Gail Dusenbery and Jacob Herman’s Earthquake captures that shift from Summer to Fall.  Dusenbery was a Berkeley veteran with ties to the street poetry scene that developed around Facino, Synapse and company that I have written about before.  That street poetry scene, which was anthologized in Poems Read in the Spirit of Peace and Gladness in 1966 and had its moment in the sun at the Berkeley Poetry Conference of July 1965, is a less mainstream-mediated Summer of Love.  Facino (Doug Palmer) appears in Earthquake.  Weather-beaten veterans of the San Francisco scene would even go further back in order to capture the spirit of an authentic Summer of Love:  the summer of 1963 before JFK was assassinated and things got truly dark.  Charles Plymell printed the first issue of San Francisco Earthquake and his Now magazine of 1963 documents this earlier and much less ballyhooed Summer of Love.

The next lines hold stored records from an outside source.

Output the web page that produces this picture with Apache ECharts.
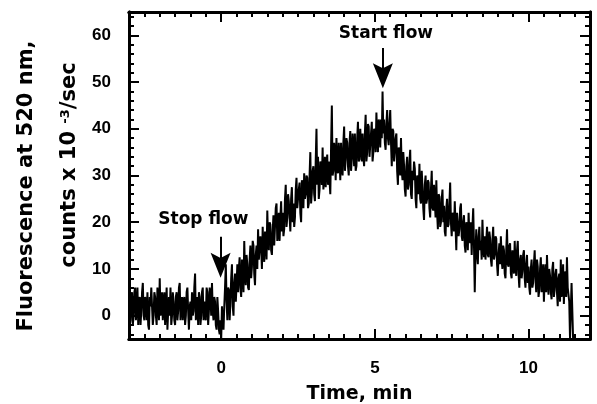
<!DOCTYPE html>
<html>
<head>
<meta charset="utf-8">
<script src="https://cdn.jsdelivr.net/npm/echarts@6/dist/echarts.min.js"></script>
<style>
  html, body { margin: 0; padding: 0; background: #fff; }
  #chart { width: 597px; height: 404px; }
</style>
</head>
<body>
<div id="chart"></div>
<script>
// sampling step of each array, min (odd arrays are offset by half a step)
const step = 0.05;

// before stopping the flow (t = -3.00 .. -0.05)
const baselineStart = -3.0;
const baseline = [
  3, -1, 5, 0, 6, 2, -2, 4, 1, 7, -1, 3, 5, -3, 2, 6, 0, 4, -2, 3,
  8, 1, -1, 5, 2, -3, 4, 6, 0, 3, -2, 5, 1, 7, 2, -1, 4, 0, 6, -3,
  3, 5, 1, 9, 2, -2, 4, 0, 6, 3, -1, 5, 1, 4, 7, -1, 3, -3, 1, -4,
];
const baselineOdd = [
  -2, 4, -2, 5, -1, 6, 3, -2, 5, 0, 4, -1, -2, 4, 6, -2, 5, 0, 6, -1,
  0, 5, 3, -2, 6, 1, 0, -2, 5, -1, 4, -1, 6, -1, 4, 3, -2, 5, 1, 2,
  -1, 0, 6, -1, 4, 5, -2, 5, -1, 0, 6, -2, 6, 0, 1, 4, -2, 4, -3, -1,
];

// flow stopped (t = 0.00 .. 5.25)
const riseStart = 0.0;
const rise = [
  -5, -2, 2, 11, -1, 5.5, 3, 11, 0, 9,
  6.5, 5, 12.5, 4, 10.5, 16, 6.5, 11, 5.5, 15,
  10.5, 15, 6.5, 15, 18.5, 12, 14.5, 19, 11.5, 17,
  22.5, 14, 19.5, 13, 21.5, 19, 24, 17.5, 16, 24.5,
  22, 18.5, 28, 21, 24.5, 18, 27.5, 24, 21, 29.5,
  23, 28.5, 20, 27, 30.5, 26, 29.5, 24, 35, 26.5,
  32, 24.5, 40, 34, 27, 32.5, 36, 30, 27.5, 34.5,
  33, 26, 45, 31, 35, 38, 30.5, 34, 37, 30,
  40.5, 33.5, 37, 30, 39.5, 33.5, 36.5, 39, 32, 41.5,
  33.5, 36.5, 39, 32, 43, 35, 40.5, 36.5, 41.5, 35,
  39, 43.5, 35, 41, 42, 48,
];
const riseOdd = [
  2, -3, 6, 3, 6, -1, 8, 2, 7, 3,
  11, 10, 6, 12, 5, 9, 13, 6, 12, 8,
  16, 9, 13, 10, 12, 17, 10, 14, 18, 12,
  16, 20, 14, 18, 15, 23, 16, 22, 21, 18,
  17, 25, 19, 26, 21, 25, 20, 19, 27, 23,
  27, 22, 29, 23, 25, 30, 23, 30, 24, 31,
  26, 33, 28, 25, 33, 28, 27, 34, 32, 28,
  29, 36, 30, 37, 29, 31, 37, 29, 32, 37,
  31, 38, 32, 37, 31, 39, 32, 31, 38, 33,
  40, 33, 34, 39, 33, 41, 34, 39, 33, 40,
  35, 38, 42, 36, 38, 39,
];

// flow restarted (t = 5.30 .. 11.30)
const decayStart = 5.3;
const decay = [
  42, 35.5, 44, 36.5, 44, 32, 39.5, 35, 39, 28,
  35.5, 38, 29, 32, 25.5, 34, 28, 35.5, 25, 29,
  31.5, 23, 29.5, 32.5, 24, 27.5, 20.5, 30, 25, 28.5,
  21, 31, 22.5, 24.5, 29, 18.5, 25.5, 20, 27, 23.5,
  17, 25, 19.5, 28.5, 17, 21.5, 24.5, 14, 22, 18.5,
  24, 16, 21.5, 13.5, 19, 22, 15.5, 13, 23, 5,
  18.5, 11, 19, 16, 20.5, 12.5, 12, 19, 12.5, 16.5,
  10.5, 19, 13, 16.5, 8.5, 15.5, 17, 10, 14, 8,
  18.5, 10.5, 15.5, 8, 12, 16, 8.5, 16, 6, 13,
  9.5, 14, 6, 13, 10.5, 4.5, 12, 7, 14, 5,
  10.5, 5.5, 12.5, 7, 3, 11, 13, 4.5, 8.5, 3.5,
  11.5, 5.5, 10, 2, 9, 12, 6, 2.5, 9.5, 12.5,
  4.5,
];
const decayOdd = [
  37, 41, 38, 41, 37, 40, 33, 38, 31, 36,
  30, 31, 35, 27, 32, 27, 33, 26, 31, 33,
  25, 30, 26, 25, 31, 23, 28, 24, 29, 23,
  27, 23, 28, 21, 22, 26, 19, 25, 20, 18,
  23, 19, 24, 20, 22, 18, 19, 22, 17, 23,
  17, 20, 15, 20, 14, 17, 20, 19, 15, 14,
  13, 17, 14, 12, 15, 17, 16, 13, 18, 12,
  16, 12, 17, 11, 13, 11, 12, 15, 9, 14,
  11, 15, 9, 14, 9, 11, 14, 9, 12, 8,
  13, 8, 11, 7, 6, 10, 6, 11, 8, 12,
  4, 10, 5, 11, 8, 5, 8, 10, 5, 10,
  4, 9, 5, 8, 3, 4, 11, 8, 4, 6,
  3,
];

// end of the record
const tailStart = 11.35;
const tail = [-5, 7, -5];

// axis ticks
const xMajor = [0, 5, 10];
const yMajor = [0, 10, 20, 30, 40, 50, 60];

function minorTicks(min, max, d, majors) {
  const out = [];
  for (let v = min; v <= max + 1e-9; v += d) {
    const r = Math.round(v * 100) / 100;
    if (!majors.includes(r)) out.push(r);
  }
  return out;
}
const xMinor = minorTicks(-3, 12, 0.5, xMajor);
const yMinor = minorTicks(-4, 64, 2, yMajor);

function segment(t0, values) {
  return values.map((v, i) => [Math.round((t0 + i * step) * 1000) / 1000, v]);
}
const half = step / 2;
const trace = [].concat(
  segment(baselineStart, baseline),
  segment(baselineStart + half, baselineOdd),
  segment(riseStart, rise),
  segment(riseStart + half, riseOdd),
  segment(decayStart, decay),
  segment(decayStart + half, decayOdd),
  segment(tailStart, tail)
).sort((a, b) => a[0] - b[0]);

const tickFont = "Liberation Sans";
const titleFont = "DejaVu Sans";
// arrow head pointing down, notched at the back
const arrowHead = "path://M0,0 L10,5 L20,0 L10,24 Z";

function xAx(pos, ticks, len, labels) {
  return {
    type: "value", min: -3, max: 12, position: pos,
    axisLine: { show: true, onZero: false, lineStyle: { color: "#000", width: 3 } },
    axisTick: { show: true, inside: true, length: len, customValues: ticks,
      lineStyle: { color: "#000", width: 2 } },
    axisLabel: labels
      ? { show: true, customValues: xMajor, margin: 21, color: "#000",
          fontFamily: tickFont, fontWeight: "bold", fontSize: 17 }
      : { show: false },
    splitLine: { show: false },
  };
}
function yAx(pos, ticks, len, labels) {
  return {
    type: "value", min: -5, max: 65, position: pos,
    axisLine: { show: true, onZero: false, lineStyle: { color: "#000", width: 3 } },
    axisTick: { show: true, inside: true, length: len, customValues: ticks,
      lineStyle: { color: "#000", width: 2 } },
    axisLabel: labels
      ? { show: true, customValues: yMajor, margin: 18, color: "#000",
          fontFamily: tickFont, fontWeight: "bold", fontSize: 17 }
      : { show: false },
    splitLine: { show: false },
  };
}

const chart = echarts.init(document.getElementById("chart"));

const xBottom = xAx("bottom", xMajor, 10, true);
xBottom.name = "Time, min";
xBottom.nameLocation = "middle";
xBottom.nameGap = 46;
xBottom.nameTextStyle = { color: "#000", fontFamily: titleFont, fontWeight: "bold", fontSize: 19 };

const option = {
  animation: false,
  backgroundColor: "#fff",
  grid: { left: 129, right: 7, top: 12, bottom: 65, containLabel: false, outerBoundsMode: "none" },
  xAxis: [xBottom, xAx("bottom", xMinor, 5, false), xAx("top", xMajor, 10, false), xAx("top", xMinor, 5, false)],
  yAxis: [yAx("left", yMajor, 10, true), yAx("left", yMinor, 5, false), yAx("right", yMajor, 10, false), yAx("right", yMinor, 5, false)],
  graphic: [
    {
      type: "text", x: 27, y: 186, rotation: Math.PI / 2,
      style: { text: "Fluorescence at 520 nm,", fill: "#000", align: "center", verticalAlign: "middle",
        fontFamily: titleFont, fontWeight: "bold", fontSize: 21 },
    },
    {
      type: "text", x: 70, y: 165, rotation: Math.PI / 2,
      style: {
        text: "counts x 10 {sup|-3}/sec", fill: "#000", align: "center", verticalAlign: "middle",
        fontFamily: titleFont, fontWeight: "bold", fontSize: 21,
        rich: {
          sup: { fontFamily: titleFont, fontWeight: "bold", fontSize: 13, fill: "#000",
            verticalAlign: "top", padding: [0, 0, 6, 0] },
        },
      },
    },
  ],
  series: [
    {
      type: "line",
      data: trace,
      xAxisIndex: 0, yAxisIndex: 0,
      showSymbol: false,
      lineStyle: { color: "#000", width: 2 },
      itemStyle: { color: "#000" },
      markLine: {
        silent: true,
        symbol: ["none", "none"],
        lineStyle: { color: "#000", width: 2, type: "solid" },
        label: { show: false },
        data: [
          [{ coord: [5.26, 57.3] }, { coord: [5.26, 52] }],
          [{ coord: [-0.02, 16.9] }, { coord: [-0.02, 12] }],
        ],
      },
      markPoint: {
        silent: true,
        label: { show: true, position: "inside", formatter: "{b}", color: "#000",
          fontFamily: titleFont, fontWeight: "bold", fontSize: 17 },
        data: [
          { name: "Start flow", coord: [5.36, 60.4], symbol: "circle", symbolSize: 0 },
          { name: "Stop flow", coord: [-0.58, 20.5], symbol: "circle", symbolSize: 0 },
          { name: "", coord: [5.26, 48.7], symbol: arrowHead, symbolSize: [20, 25],
            symbolOffset: [0, "-50%"], itemStyle: { color: "#000" }, label: { show: false } },
          { name: "", coord: [-0.02, 8.1], symbol: arrowHead, symbolSize: [20, 25],
            symbolOffset: [0, "-50%"], itemStyle: { color: "#000" }, label: { show: false } },
        ],
      },
    },
  ],
};

chart.setOption(option);
</script>
</body>
</html>
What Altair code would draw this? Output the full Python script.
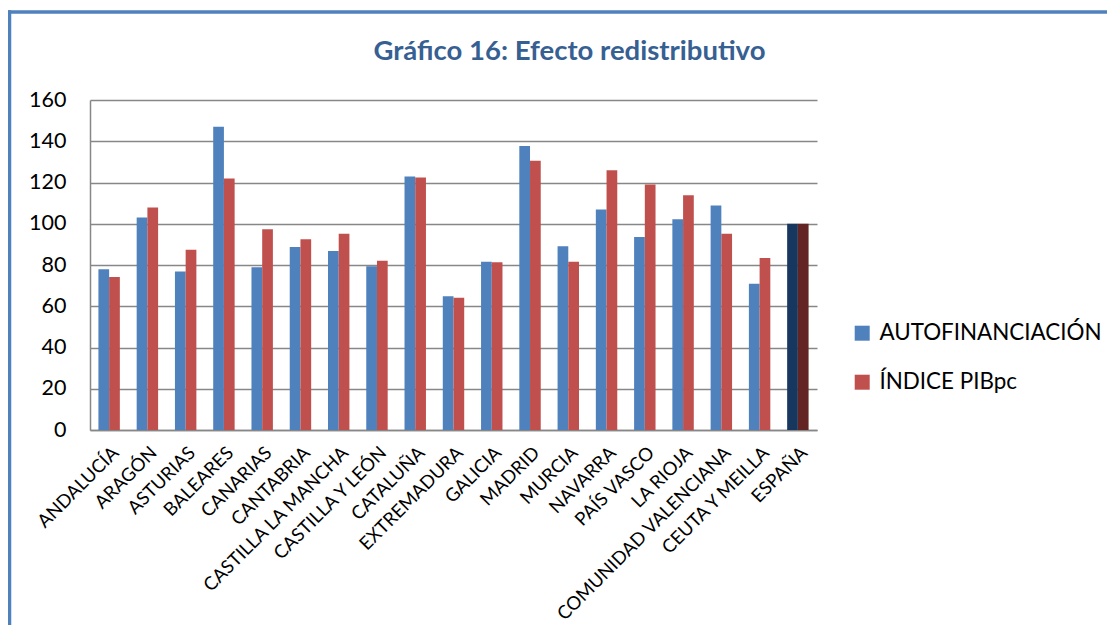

If the San Francisco Earthquake looks back to a time when the Summer of Love was not merely hype, it also looks forward to the unnatural disasters of 1968, when it looked like the shithouse was going to burn to the ground.  “Behold the Prince of Darkness Comes!”  Roel van Duyn’s Intro to Provo forecasts which way the wind would blow during the long, hot summer of 1968 and predicts the politics of rage practiced by the Weather Underground.  As such San Francisco Earthquake is more than just a pivotal literary magazine that is increasingly getting its due in institutional circles, but one that documents a seismic shift in American history.